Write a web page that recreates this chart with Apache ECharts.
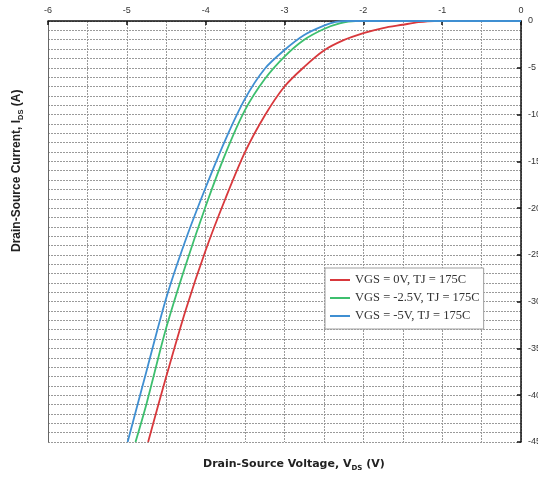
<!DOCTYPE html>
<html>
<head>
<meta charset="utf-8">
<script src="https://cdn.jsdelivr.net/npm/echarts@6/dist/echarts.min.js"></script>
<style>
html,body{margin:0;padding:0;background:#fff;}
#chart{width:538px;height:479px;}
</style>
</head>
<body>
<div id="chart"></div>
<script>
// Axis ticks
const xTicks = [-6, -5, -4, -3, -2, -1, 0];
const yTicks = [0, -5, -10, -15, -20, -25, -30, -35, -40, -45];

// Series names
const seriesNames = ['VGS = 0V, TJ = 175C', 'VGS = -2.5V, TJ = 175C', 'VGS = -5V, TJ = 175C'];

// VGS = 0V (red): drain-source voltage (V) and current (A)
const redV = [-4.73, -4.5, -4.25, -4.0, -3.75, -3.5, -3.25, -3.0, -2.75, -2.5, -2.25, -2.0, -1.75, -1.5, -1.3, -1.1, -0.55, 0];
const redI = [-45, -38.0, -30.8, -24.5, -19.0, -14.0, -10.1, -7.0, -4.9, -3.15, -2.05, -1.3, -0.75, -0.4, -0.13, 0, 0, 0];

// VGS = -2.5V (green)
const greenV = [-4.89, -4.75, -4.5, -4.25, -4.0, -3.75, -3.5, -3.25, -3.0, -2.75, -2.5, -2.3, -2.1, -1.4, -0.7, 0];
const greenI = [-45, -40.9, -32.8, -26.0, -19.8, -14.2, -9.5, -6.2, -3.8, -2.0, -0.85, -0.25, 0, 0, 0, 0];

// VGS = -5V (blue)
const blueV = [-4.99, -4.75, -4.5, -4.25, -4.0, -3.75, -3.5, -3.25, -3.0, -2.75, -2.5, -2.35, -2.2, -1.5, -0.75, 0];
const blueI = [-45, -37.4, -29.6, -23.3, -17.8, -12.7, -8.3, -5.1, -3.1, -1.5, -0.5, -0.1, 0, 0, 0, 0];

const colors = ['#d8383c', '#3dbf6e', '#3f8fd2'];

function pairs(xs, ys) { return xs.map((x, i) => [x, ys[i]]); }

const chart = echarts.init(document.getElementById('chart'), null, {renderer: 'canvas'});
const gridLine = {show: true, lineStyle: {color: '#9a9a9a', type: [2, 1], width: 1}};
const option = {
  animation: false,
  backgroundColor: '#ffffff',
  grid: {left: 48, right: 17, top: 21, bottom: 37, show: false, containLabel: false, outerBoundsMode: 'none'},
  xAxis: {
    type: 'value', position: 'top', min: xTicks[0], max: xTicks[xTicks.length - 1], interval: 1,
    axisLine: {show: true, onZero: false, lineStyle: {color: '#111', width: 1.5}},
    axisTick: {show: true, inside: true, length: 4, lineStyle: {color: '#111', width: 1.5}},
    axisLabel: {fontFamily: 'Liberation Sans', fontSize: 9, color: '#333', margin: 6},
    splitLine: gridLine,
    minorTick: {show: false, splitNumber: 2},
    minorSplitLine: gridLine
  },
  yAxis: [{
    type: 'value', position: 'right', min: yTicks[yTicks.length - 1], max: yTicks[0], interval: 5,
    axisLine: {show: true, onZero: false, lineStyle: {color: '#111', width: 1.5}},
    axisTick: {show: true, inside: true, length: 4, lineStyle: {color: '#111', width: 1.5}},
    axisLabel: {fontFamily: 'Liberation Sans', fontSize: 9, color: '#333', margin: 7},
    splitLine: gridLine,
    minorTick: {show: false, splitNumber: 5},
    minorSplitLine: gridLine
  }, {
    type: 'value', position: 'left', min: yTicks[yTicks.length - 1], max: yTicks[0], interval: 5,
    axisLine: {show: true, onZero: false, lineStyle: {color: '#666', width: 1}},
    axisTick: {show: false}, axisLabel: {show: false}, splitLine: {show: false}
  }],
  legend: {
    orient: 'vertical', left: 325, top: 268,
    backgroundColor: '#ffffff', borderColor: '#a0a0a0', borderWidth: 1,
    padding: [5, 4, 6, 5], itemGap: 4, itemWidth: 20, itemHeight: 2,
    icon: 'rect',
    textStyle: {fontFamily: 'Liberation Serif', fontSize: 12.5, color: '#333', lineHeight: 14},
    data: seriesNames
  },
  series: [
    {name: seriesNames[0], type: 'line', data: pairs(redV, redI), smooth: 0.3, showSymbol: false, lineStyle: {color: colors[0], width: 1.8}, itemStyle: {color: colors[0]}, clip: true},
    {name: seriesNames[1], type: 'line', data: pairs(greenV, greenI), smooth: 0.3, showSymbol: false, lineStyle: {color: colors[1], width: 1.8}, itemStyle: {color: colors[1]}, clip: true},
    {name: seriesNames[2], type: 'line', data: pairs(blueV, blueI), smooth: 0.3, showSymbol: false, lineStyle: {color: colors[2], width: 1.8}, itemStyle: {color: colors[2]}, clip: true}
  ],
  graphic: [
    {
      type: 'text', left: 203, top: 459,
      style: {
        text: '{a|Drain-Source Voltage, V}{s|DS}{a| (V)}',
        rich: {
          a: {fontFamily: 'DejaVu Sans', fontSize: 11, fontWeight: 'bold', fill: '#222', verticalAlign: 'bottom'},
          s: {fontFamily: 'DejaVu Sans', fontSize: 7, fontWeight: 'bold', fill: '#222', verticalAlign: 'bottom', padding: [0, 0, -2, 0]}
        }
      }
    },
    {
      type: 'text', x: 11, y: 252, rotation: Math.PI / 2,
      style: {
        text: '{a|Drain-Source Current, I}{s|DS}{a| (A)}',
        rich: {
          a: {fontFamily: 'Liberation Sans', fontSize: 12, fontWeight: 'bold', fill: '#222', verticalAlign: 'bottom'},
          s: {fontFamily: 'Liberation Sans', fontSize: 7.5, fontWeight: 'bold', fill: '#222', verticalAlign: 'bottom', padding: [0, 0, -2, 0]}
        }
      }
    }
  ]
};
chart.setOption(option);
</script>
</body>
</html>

....................

WHAT TO WORK ON:
Your task is to restate word for word the lines from the top of the data to the line containing "function pairs(xs, ys)", both ends included, with every picture left out.

CORRECT RESULT:
Write a web page that recreates this chart with Apache ECharts.
<!DOCTYPE html>
<html>
<head>
<meta charset="utf-8">
<script src="https://cdn.jsdelivr.net/npm/echarts@6/dist/echarts.min.js"></script>
<style>
html,body{margin:0;padding:0;background:#fff;}
#chart{width:538px;height:479px;}
</style>
</head>
<body>
<div id="chart"></div>
<script>
// Axis ticks
const xTicks = [-6, -5, -4, -3, -2, -1, 0];
const yTicks = [0, -5, -10, -15, -20, -25, -30, -35, -40, -45];

// Series names
const seriesNames = ['VGS = 0V, TJ = 175C', 'VGS = -2.5V, TJ = 175C', 'VGS = -5V, TJ = 175C'];

// VGS = 0V (red): drain-source voltage (V) and current (A)
const redV = [-4.73, -4.5, -4.25, -4.0, -3.75, -3.5, -3.25, -3.0, -2.75, -2.5, -2.25, -2.0, -1.75, -1.5, -1.3, -1.1, -0.55, 0];
const redI = [-45, -38.0, -30.8, -24.5, -19.0, -14.0, -10.1, -7.0, -4.9, -3.15, -2.05, -1.3, -0.75, -0.4, -0.13, 0, 0, 0];

// VGS = -2.5V (green)
const greenV = [-4.89, -4.75, -4.5, -4.25, -4.0, -3.75, -3.5, -3.25, -3.0, -2.75, -2.5, -2.3, -2.1, -1.4, -0.7, 0];
const greenI = [-45, -40.9, -32.8, -26.0, -19.8, -14.2, -9.5, -6.2, -3.8, -2.0, -0.85, -0.25, 0, 0, 0, 0];

// VGS = -5V (blue)
const blueV = [-4.99, -4.75, -4.5, -4.25, -4.0, -3.75, -3.5, -3.25, -3.0, -2.75, -2.5, -2.35, -2.2, -1.5, -0.75, 0];
const blueI = [-45, -37.4, -29.6, -23.3, -17.8, -12.7, -8.3, -5.1, -3.1, -1.5, -0.5, -0.1, 0, 0, 0, 0];

const colors = ['#d8383c', '#3dbf6e', '#3f8fd2'];

function pairs(xs, ys) { return xs.map((x, i) => [x, ys[i]]); }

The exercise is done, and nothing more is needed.